I used the <prosody> node the most. Prosody controls the modulation of the Voice when speaking. Eventually I was modifying each word.

I changed the pitch.

I changed the volume.

I changed the speed.

<speak version="1.0" xmlns="http://www.w3.org/2001/10/synthesis" 
    xml:lang="en-US">
    <voice name="en-US-JennyNeural">
        <prosody rate="fast">The <prosody volume="x-loud" rate="slow" pitch="+30">phones</prosody> 
        are <prosody rate="slow" pitch="+30">alive</prosody> 
        with the <prosody rate="slow" pitch="-50">sound</prosody> 
        of <prosody rate="slow" pitch="+30">A</prosody>
        <prosody rate="default" pitch="+30">I</prosody>.</prosody>
    </voice>
</speak>

It took a lot of trial and error to get this far.

Why singing is hard

Singing with Azure Speech is difficult because it’s a lot of work to modulate each word.

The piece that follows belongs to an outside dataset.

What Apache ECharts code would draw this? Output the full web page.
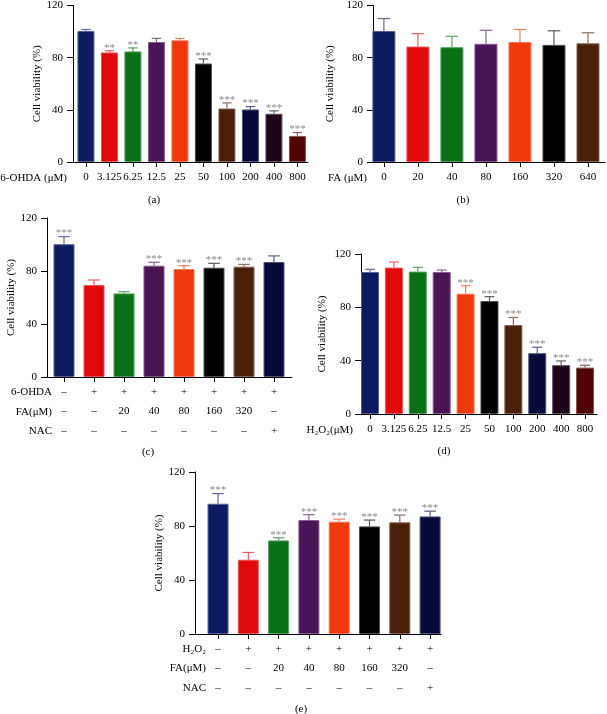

A particular phrase or even an individual word needs it’s own intonation.

So the SSML markup grows fast.

I had to change each individual word so that I could control the pitch and rate exactly. This took a lot of repeat listening to try to figure out what was the appropriate sound for that particular word.

Alternatives

All this word by word work calls for a shortcut. The easiest approach now is song to song singing voices.

Take a recording of a person singing a song, with all it’s intonation.
Pick an AI voice, even your own cloned voice.
Output the song using the new voice and the original intonation.

Revocalize.ai is a good example of this. It’s just for personal use now, but it’s a sign of the copycat game to come. The machine will learn to mimic someone else’s skill so you can pretend to have it.

There aren’t a lot of current examples for AI generated singing voices. Some of them use SSML. Some of them are more procedurally generated from simple text according to a type of music genre that you pick. VoiceMod.net is a good example of type.

Maybe Azure Speech custom Voices could be fed only singing voices for training. Then it would be a trained voice that could sing text. But at this point it doesn’t look like singing with Azure Speech will work.